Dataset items
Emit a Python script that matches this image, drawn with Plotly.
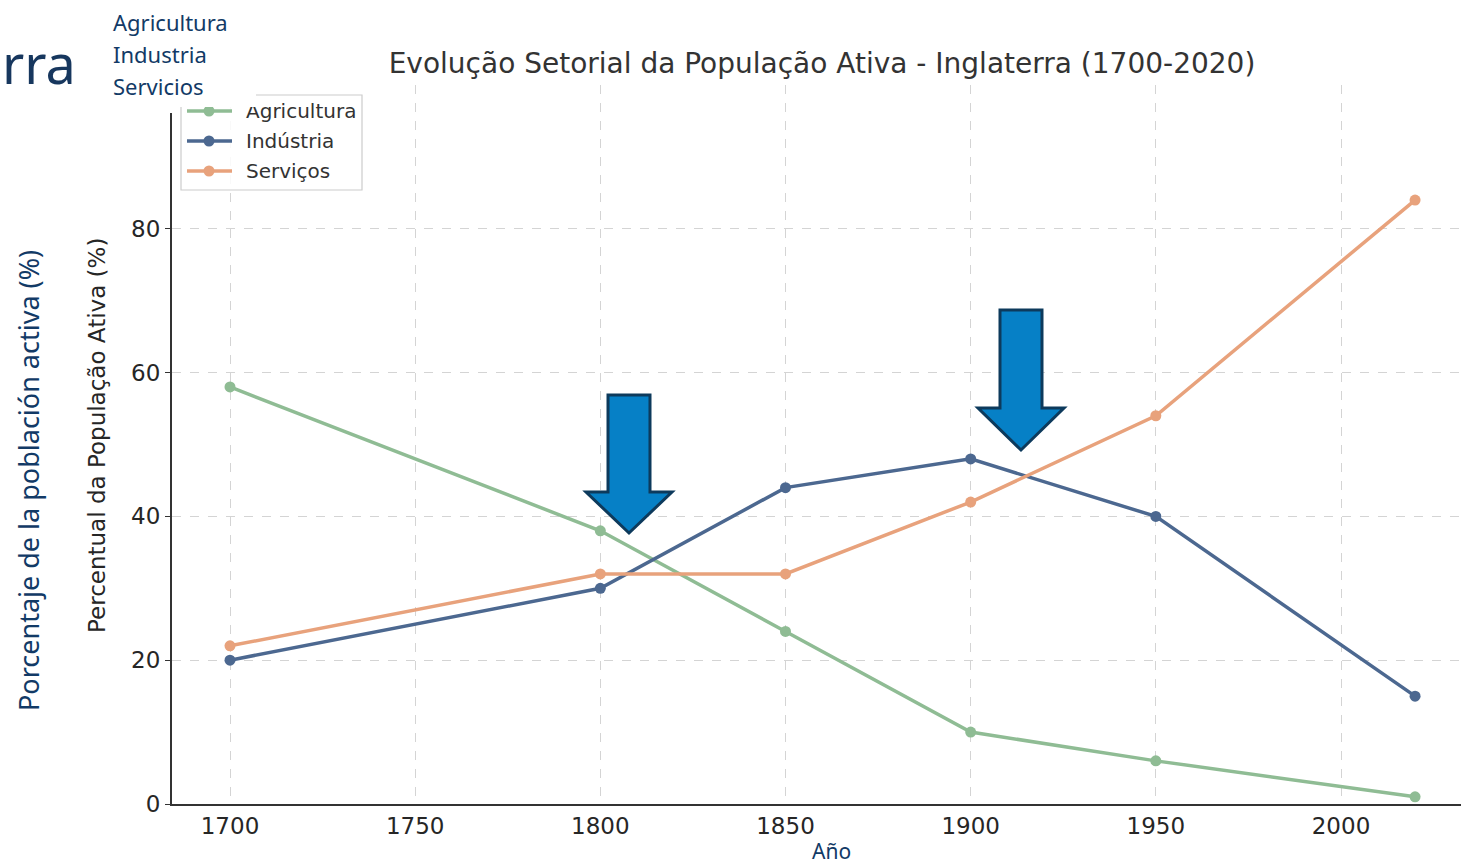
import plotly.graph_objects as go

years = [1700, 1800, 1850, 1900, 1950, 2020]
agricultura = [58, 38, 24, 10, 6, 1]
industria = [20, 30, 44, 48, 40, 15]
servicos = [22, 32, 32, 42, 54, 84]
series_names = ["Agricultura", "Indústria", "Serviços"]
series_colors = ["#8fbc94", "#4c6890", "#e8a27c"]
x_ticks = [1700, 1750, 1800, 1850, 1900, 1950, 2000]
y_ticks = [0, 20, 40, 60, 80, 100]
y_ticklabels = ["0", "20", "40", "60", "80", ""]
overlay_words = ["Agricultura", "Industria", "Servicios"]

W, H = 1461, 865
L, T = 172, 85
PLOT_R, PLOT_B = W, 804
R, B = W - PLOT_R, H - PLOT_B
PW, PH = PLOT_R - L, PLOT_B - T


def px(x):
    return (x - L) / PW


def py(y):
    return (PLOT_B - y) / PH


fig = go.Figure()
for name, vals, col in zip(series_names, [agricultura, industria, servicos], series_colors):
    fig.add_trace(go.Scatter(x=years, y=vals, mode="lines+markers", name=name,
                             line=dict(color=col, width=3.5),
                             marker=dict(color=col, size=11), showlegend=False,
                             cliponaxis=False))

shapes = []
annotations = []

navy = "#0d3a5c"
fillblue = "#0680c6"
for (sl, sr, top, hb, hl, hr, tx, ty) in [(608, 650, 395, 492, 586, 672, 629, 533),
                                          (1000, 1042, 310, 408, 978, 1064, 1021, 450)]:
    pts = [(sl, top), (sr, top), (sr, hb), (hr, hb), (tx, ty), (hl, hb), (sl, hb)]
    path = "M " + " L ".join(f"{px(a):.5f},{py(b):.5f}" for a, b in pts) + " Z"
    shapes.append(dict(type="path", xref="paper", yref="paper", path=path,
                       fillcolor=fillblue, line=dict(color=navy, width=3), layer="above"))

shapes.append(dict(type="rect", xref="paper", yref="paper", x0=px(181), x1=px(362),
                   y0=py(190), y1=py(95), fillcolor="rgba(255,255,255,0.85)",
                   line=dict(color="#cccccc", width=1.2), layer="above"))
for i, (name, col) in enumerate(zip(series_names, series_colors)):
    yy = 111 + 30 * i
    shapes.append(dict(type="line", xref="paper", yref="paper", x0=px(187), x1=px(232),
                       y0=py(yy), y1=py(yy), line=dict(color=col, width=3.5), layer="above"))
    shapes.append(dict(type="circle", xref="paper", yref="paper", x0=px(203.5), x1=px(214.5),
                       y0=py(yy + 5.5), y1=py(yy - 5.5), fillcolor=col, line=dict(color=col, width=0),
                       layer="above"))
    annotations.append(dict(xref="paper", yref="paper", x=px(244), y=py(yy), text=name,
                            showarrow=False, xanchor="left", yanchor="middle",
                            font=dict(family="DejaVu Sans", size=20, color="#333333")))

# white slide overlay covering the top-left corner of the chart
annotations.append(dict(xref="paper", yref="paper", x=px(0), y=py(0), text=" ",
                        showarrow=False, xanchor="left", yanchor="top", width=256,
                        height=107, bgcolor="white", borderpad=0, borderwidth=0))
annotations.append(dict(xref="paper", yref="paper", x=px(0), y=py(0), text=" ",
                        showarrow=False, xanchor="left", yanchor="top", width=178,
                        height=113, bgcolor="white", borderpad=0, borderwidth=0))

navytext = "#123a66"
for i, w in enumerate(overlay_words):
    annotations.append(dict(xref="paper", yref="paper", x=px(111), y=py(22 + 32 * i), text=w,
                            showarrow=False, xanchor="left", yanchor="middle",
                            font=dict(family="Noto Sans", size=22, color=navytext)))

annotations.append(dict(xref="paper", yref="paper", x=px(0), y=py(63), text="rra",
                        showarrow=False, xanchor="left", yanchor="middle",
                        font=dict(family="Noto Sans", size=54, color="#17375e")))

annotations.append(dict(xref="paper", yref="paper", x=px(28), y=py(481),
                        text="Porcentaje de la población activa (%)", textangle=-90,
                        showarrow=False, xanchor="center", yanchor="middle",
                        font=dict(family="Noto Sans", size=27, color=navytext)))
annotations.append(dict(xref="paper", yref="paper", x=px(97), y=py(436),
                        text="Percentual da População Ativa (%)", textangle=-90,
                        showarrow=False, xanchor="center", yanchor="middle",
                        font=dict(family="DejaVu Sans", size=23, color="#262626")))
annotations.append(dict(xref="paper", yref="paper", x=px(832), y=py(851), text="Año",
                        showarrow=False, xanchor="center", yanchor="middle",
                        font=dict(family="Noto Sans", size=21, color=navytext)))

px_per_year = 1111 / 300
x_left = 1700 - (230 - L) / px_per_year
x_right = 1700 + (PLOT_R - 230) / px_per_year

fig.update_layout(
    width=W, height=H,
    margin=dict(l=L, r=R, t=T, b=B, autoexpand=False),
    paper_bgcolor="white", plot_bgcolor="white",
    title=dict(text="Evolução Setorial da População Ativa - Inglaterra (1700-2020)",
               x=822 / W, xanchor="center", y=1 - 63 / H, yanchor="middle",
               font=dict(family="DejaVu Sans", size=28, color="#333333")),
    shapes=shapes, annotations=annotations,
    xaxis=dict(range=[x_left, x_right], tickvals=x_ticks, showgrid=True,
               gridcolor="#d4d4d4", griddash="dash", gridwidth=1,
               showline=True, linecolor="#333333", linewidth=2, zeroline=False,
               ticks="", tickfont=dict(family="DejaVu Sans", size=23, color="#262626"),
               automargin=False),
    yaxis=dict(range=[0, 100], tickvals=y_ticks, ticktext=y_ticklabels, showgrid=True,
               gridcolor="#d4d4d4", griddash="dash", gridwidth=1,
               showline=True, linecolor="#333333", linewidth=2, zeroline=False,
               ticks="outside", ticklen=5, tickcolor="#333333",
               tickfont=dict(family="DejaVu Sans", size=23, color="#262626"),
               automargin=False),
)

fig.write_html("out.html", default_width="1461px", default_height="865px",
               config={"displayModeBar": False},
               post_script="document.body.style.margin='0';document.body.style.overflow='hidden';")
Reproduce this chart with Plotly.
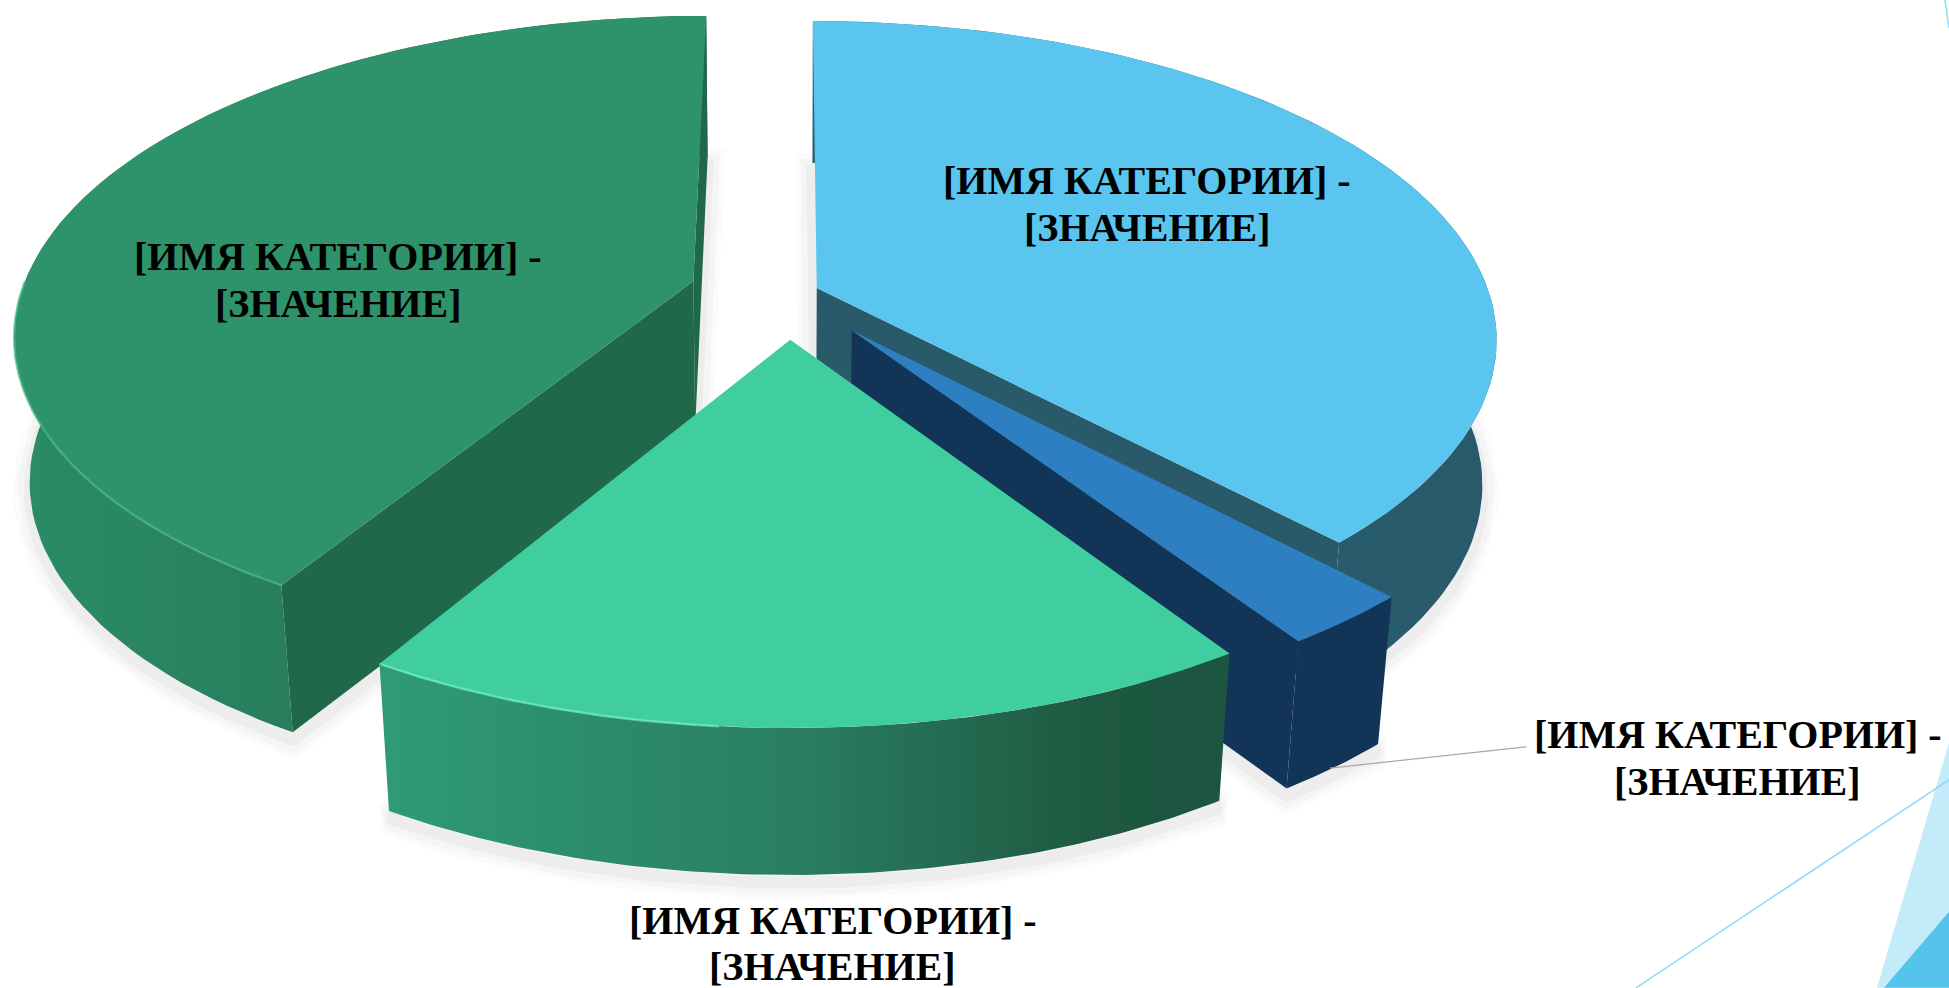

WRITTEN REQUEST
Give again, word for word, every line from the top of the data through the line with "import plotly.graph_objects as go", both ends included, and exclude the pictures.

RESULT FOR THIS TASK
Emit a Python script that matches this image, drawn with Plotly.
import plotly.graph_objects as go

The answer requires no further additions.